* **Provided data**:
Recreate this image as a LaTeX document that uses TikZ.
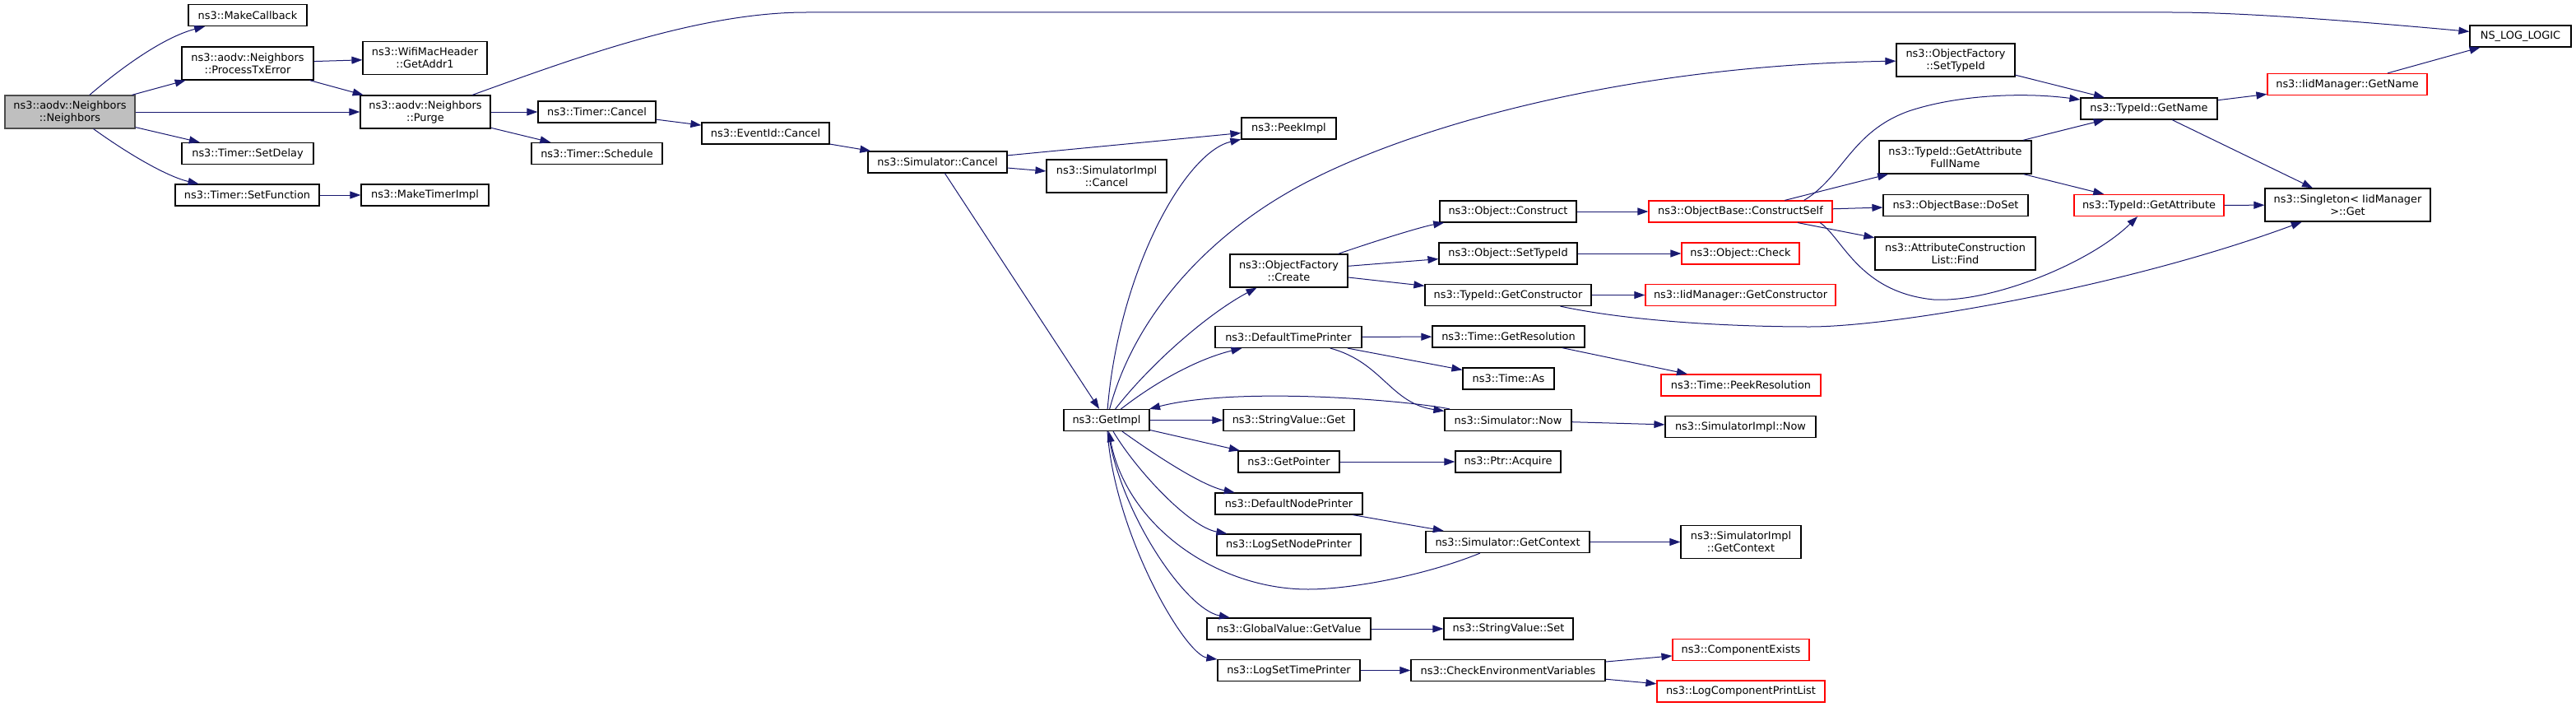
\documentclass[tikz,border=0pt]{standalone}
\usepackage{fontspec}
\setmainfont{DejaVu Sans}
\usepackage{tikz}
\usetikzlibrary{arrows.meta}
\definecolor{edgeblue}{HTML}{191970}
\definecolor{rootgray}{HTML}{BFBFBF}
\def\CallNodes{
    \node[fnroot, minimum width=158pt] (Neighbors) at (85,136) {ns3::aodv::Neighbors\\::Neighbors};
    \node[fn, minimum width=144pt] (MakeCallback) at (301,18.5) {ns3::MakeCallback};
    \node[fn2, minimum width=160pt] (ProcessTxError) at (301,77) {ns3::aodv::Neighbors\\::ProcessTxError};
    \node[fn, minimum width=160pt] (SetDelay) at (301,186.5) {ns3::Timer::SetDelay};
    \node[fn, minimum width=175pt] (SetFunction) at (300.5,237) {ns3::Timer::SetFunction};
    \node[fn2, minimum width=151pt] (GetAddr1) at (516.5,70.5) {ns3::WifiMacHeader\\::GetAddr1};
    \node[fn2, minimum width=158pt] (Purge) at (517,136) {ns3::aodv::Neighbors\\::Purge};
    \node[fn, minimum width=155pt] (MakeTimerImpl) at (516.5,237) {ns3::MakeTimerImpl};
    \node[fn, minimum width=143pt] (TimerCancel) at (725.5,136) {ns3::Timer::Cancel};
    \node[fn, minimum width=159pt] (TimerSchedule) at (725.5,186.5) {ns3::Timer::Schedule};
    \node[fn, minimum width=155pt] (EventIdCancel) at (930.5,162) {ns3::EventId::Cancel};
    \node[fn, minimum width=169pt] (SimCancel) at (1139.5,197) {ns3::Simulator::Cancel};
    \node[fn2, minimum width=146pt] (SimImplCancel) at (1345,214) {ns3::SimulatorImpl\\::Cancel};
    \node[fn, minimum width=115pt] (PeekImpl) at (1566.5,156) {ns3::PeekImpl};
    \node[fn, minimum width=104pt] (GetImpl) at (1345,510.5) {ns3::GetImpl};
    \node[fn2, minimum width=143pt] (ObjFactoryCreate) at (1566.5,329) {ns3::ObjectFactory\\::Create};
    \node[fn, minimum width=178pt] (DefaultTimePrinter) at (1566,409.5) {ns3::DefaultTimePrinter};
    \node[fn, minimum width=159pt] (StringValueGet) at (1566.5,510.5) {ns3::StringValue::Get};
    \node[fn, minimum width=123pt] (GetPointer) at (1566.5,561) {ns3::GetPointer};
    \node[fn, minimum width=179pt] (DefaultNodePrinter) at (1566.5,612) {ns3::DefaultNodePrinter};
    \node[fn, minimum width=175pt] (LogSetNodePrinter) at (1566.5,662) {ns3::LogSetNodePrinter};
    \node[fn, minimum width=199pt] (GlobalValueGetValue) at (1566.5,764) {ns3::GlobalValue::GetValue};
    \node[fn, minimum width=173pt] (LogSetTimePrinter) at (1566.5,814.5) {ns3::LogSetTimePrinter};
    \node[fn, minimum width=166pt] (ObjectConstruct) at (1833,257) {ns3::Object::Construct};
    \node[fn, minimum width=168pt] (ObjectSetTypeId) at (1833,308) {ns3::Object::SetTypeId};
    \node[fn, minimum width=202pt] (TypeIdGetConstructor) at (1833,358.5) {ns3::TypeId::GetConstructor};
    \node[fn, minimum width=185pt] (TimeGetResolution) at (1833.5,409) {ns3::Time::GetResolution};
    \node[fn, minimum width=111pt] (TimeAs) at (1833.5,460) {ns3::Time::As};
    \node[fn, minimum width=154pt] (SimNow) at (1833,510.5) {ns3::Simulator::Now};
    \node[fn, minimum width=128pt] (PtrAcquire) at (1833,561) {ns3::Ptr::Acquire};
    \node[fn, minimum width=199pt] (SimGetContext) at (1832.5,658.5) {ns3::Simulator::GetContext};
    \node[fn, minimum width=157pt] (StringValueSet) at (1833.5,764) {ns3::StringValue::Set};
    \node[fn, minimum width=236pt] (CheckEnv) at (1833,814.5) {ns3::CheckEnvironmentVariables};
    \node[fnred, minimum width=223pt] (ConstructSelf) at (2115.5,257) {ns3::ObjectBase::ConstructSelf};
    \node[fnred, minimum width=143pt] (ObjectCheck) at (2115.5,308) {ns3::Object::Check};
    \node[fnred, minimum width=231pt] (IidGetConstructor) at (2115.5,358.5) {ns3::IidManager::GetConstructor};
    \node[fnred, minimum width=194pt] (TimePeekResolution) at (2116,468) {ns3::Time::PeekResolution};
    \node[fn, minimum width=183pt] (SimImplNow) at (2115.5,518.5) {ns3::SimulatorImpl::Now};
    \node[fn2, minimum width=146pt] (SimImplGetContext) at (2116,658.5) {ns3::SimulatorImpl\\::GetContext};
    \node[fnred, minimum width=166pt] (ComponentExists) at (2116,789.5) {ns3::ComponentExists};
    \node[fnred, minimum width=204pt] (LogComponentPrintList) at (2116,840) {ns3::LogComponentPrintList};
    \node[fn2, minimum width=144pt] (ObjFactorySetTypeId) at (2377,73) {ns3::ObjectFactory\\::SetTypeId};
    \node[fn2, minimum width=185pt] (GetAttributeFullName) at (2376.5,191) {ns3::TypeId::GetAttribute\\FullName};
    \node[fn, minimum width=176pt] (DoSet) at (2377,249.5) {ns3::ObjectBase::DoSet};
    \node[fn2, minimum width=195pt] (AttrConstrListFind) at (2376.5,308) {ns3::AttributeConstruction\\List::Find};
    \node[fn, minimum width=166pt] (TypeIdGetName) at (2612,132) {ns3::TypeId::GetName};
    \node[fnred, minimum width=182pt] (TypeIdGetAttribute) at (2612,249.5) {ns3::TypeId::GetAttribute};
    \node[fnred, minimum width=194pt] (IidGetName) at (2853,102.5) {ns3::IidManager::GetName};
    \node[fn2, minimum width=201pt] (SingletonGet) at (2853.5,249) {ns3::Singleton< IidManager\\>::Get};
    \node[fn, minimum width=123pt] (NSLogLogic) at (3063.5,44) {NS\_LOG\_LOGIC};
}

\begin{document}
\begin{tikzpicture}[x=1pt, y=-1pt,
    fn/.style={draw=black, line width=1.2pt, fill=white, inner sep=0pt, minimum height=26pt,
        align=center, font=\fontsize{12.9}{15}\selectfont},
    fn2/.style={fn, minimum height=40pt},
    fnred/.style={fn, draw=red},
    fnroot/.style={fn2, draw=black!70, fill=rootgray},
    callarrow/.style={draw=edgeblue, line width=1pt, -{Triangle[length=13pt,width=9pt]}}]
    \useasboundingbox (0,0) rectangle (3131,859);
    \CallNodes

    \draw[callarrow] (Neighbors) .. controls (150,80) and (200,45) .. (MakeCallback);
    \draw[callarrow] (Neighbors) -- (ProcessTxError);
    \draw[callarrow] (Neighbors) -- (Purge);
    \draw[callarrow] (Neighbors) -- (SetDelay);
    \draw[callarrow] (Neighbors) .. controls (160,190) and (205,215) .. (SetFunction);
    \draw[callarrow] (ProcessTxError) -- (GetAddr1);
    \draw[callarrow] (ProcessTxError) -- (Purge);
    \draw[callarrow] (SetFunction) -- (MakeTimerImpl);
    \draw[callarrow] (Purge) -- (TimerCancel);
    \draw[callarrow] (Purge) -- (TimerSchedule);
    \draw[callarrow] (Purge) .. controls (700,70) and (850,15) .. (980,15) -- (2640,15) .. controls (2700,15) and (2800,20) .. (NSLogLogic);
    \draw[callarrow] (TimerCancel) -- (EventIdCancel);
    \draw[callarrow] (EventIdCancel) -- (SimCancel);
    \draw[callarrow] (SimCancel) -- (PeekImpl);
    \draw[callarrow] (SimCancel) -- (SimImplCancel);
    \draw[callarrow] (SimCancel) -- (GetImpl);

    \draw[callarrow] (GetImpl) .. controls (1360,330) and (1440,185) .. (PeekImpl);
    \draw[callarrow] (GetImpl) .. controls (1380,380) and (1470,290) .. (1560,237) .. controls (1680,165) and (1950,80) .. (ObjFactorySetTypeId);
    \draw[callarrow] (GetImpl) .. controls (1400,440) and (1470,380) .. (ObjFactoryCreate);
    \draw[callarrow] (GetImpl) .. controls (1410,460) and (1460,435) .. (DefaultTimePrinter);
    \draw[callarrow] (GetImpl) -- (StringValueGet);
    \draw[callarrow] (GetImpl) -- (GetPointer);
    \draw[callarrow] (GetImpl) .. controls (1400,550) and (1460,590) .. (DefaultNodePrinter);
    \draw[callarrow] (GetImpl) .. controls (1380,570) and (1445,640) .. (LogSetNodePrinter);
    \draw[callarrow] (GetImpl) .. controls (1360,620) and (1440,740) .. (GlobalValueGetValue);
    \draw[callarrow] (GetImpl) .. controls (1355,650) and (1440,795) .. (LogSetTimePrinter);

    \draw[callarrow] (ObjFactoryCreate) .. controls (1680,290) and (1730,275) .. (ObjectConstruct);
    \draw[callarrow] (ObjFactoryCreate) -- (ObjectSetTypeId);
    \draw[callarrow] (ObjFactoryCreate) -- (TypeIdGetConstructor);
    \draw[callarrow] (ObjectConstruct) -- (ConstructSelf);
    \draw[callarrow] (ObjectSetTypeId) -- (ObjectCheck);
    \draw[callarrow] (TypeIdGetConstructor) -- (IidGetConstructor);
    \draw[callarrow] (TypeIdGetConstructor) .. controls (1980,390) and (2100,397) .. (2200,397) .. controls (2300,397) and (2580,350) .. (SingletonGet);

    \draw[callarrow] (DefaultTimePrinter) -- (TimeGetResolution);
    \draw[callarrow] (DefaultTimePrinter) -- (TimeAs);
    \draw[callarrow] (DefaultTimePrinter) .. controls (1680,440) and (1690,490) .. (SimNow);
    \draw[callarrow] (TimeGetResolution) -- (TimePeekResolution);
    \draw[callarrow] (SimNow) .. controls (1700,485) and (1500,470) .. (GetImpl);
    \draw[callarrow] (SimNow) -- (SimImplNow);
    \draw[callarrow] (GetPointer) -- (PtrAcquire);
    \draw[callarrow] (DefaultNodePrinter) -- (SimGetContext);
    \draw[callarrow] (SimGetContext) -- (SimImplGetContext);
    \draw[callarrow] (SimGetContext) .. controls (1730,700) and (1640,716) .. (1590,716) .. controls (1480,716) and (1370,640) .. (GetImpl);
    \draw[callarrow] (GlobalValueGetValue) -- (StringValueSet);
    \draw[callarrow] (LogSetTimePrinter) -- (CheckEnv);
    \draw[callarrow] (CheckEnv) -- (ComponentExists);
    \draw[callarrow] (CheckEnv) -- (LogComponentPrintList);

    \draw[callarrow] (ConstructSelf) -- (GetAttributeFullName);
    \draw[callarrow] (ConstructSelf.10) .. controls (2240,215) and (2250,160) .. (2320,135) .. controls (2380,115) and (2460,112) .. (TypeIdGetName);
    \draw[callarrow] (ConstructSelf) -- (DoSet);
    \draw[callarrow] (ConstructSelf) -- (AttrConstrListFind);
    \draw[callarrow] (ConstructSelf.-8) .. controls (2240,290) and (2260,355) .. (2350,364) .. controls (2420,368) and (2540,320) .. (TypeIdGetAttribute);
    \draw[callarrow] (ObjFactorySetTypeId) -- (TypeIdGetName);
    \draw[callarrow] (GetAttributeFullName) -- (TypeIdGetName);
    \draw[callarrow] (GetAttributeFullName) -- (TypeIdGetAttribute);
    \draw[callarrow] (TypeIdGetName) -- (IidGetName);
    \draw[callarrow] (TypeIdGetName) -- (SingletonGet);
    \draw[callarrow] (TypeIdGetAttribute) -- (SingletonGet);
    \draw[callarrow] (IidGetName) -- (NSLogLogic);
\end{tikzpicture}
\end{document}
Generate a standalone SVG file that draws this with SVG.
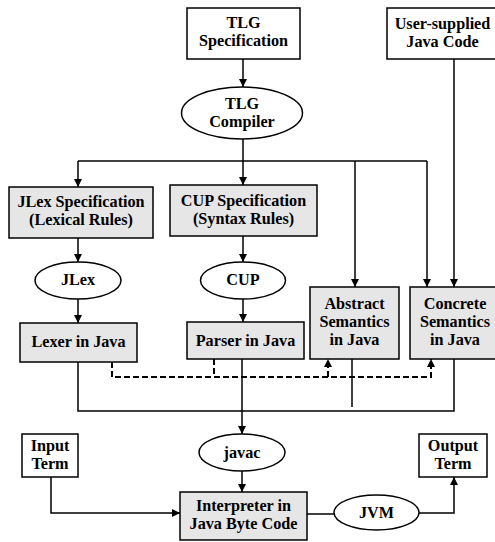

* **Written problem**: Show every line that contains the word "this".

* **Answer**:
Recreate this image as a LaTeX document that uses TikZ.
Generate a standalone SVG file that draws this with SVG.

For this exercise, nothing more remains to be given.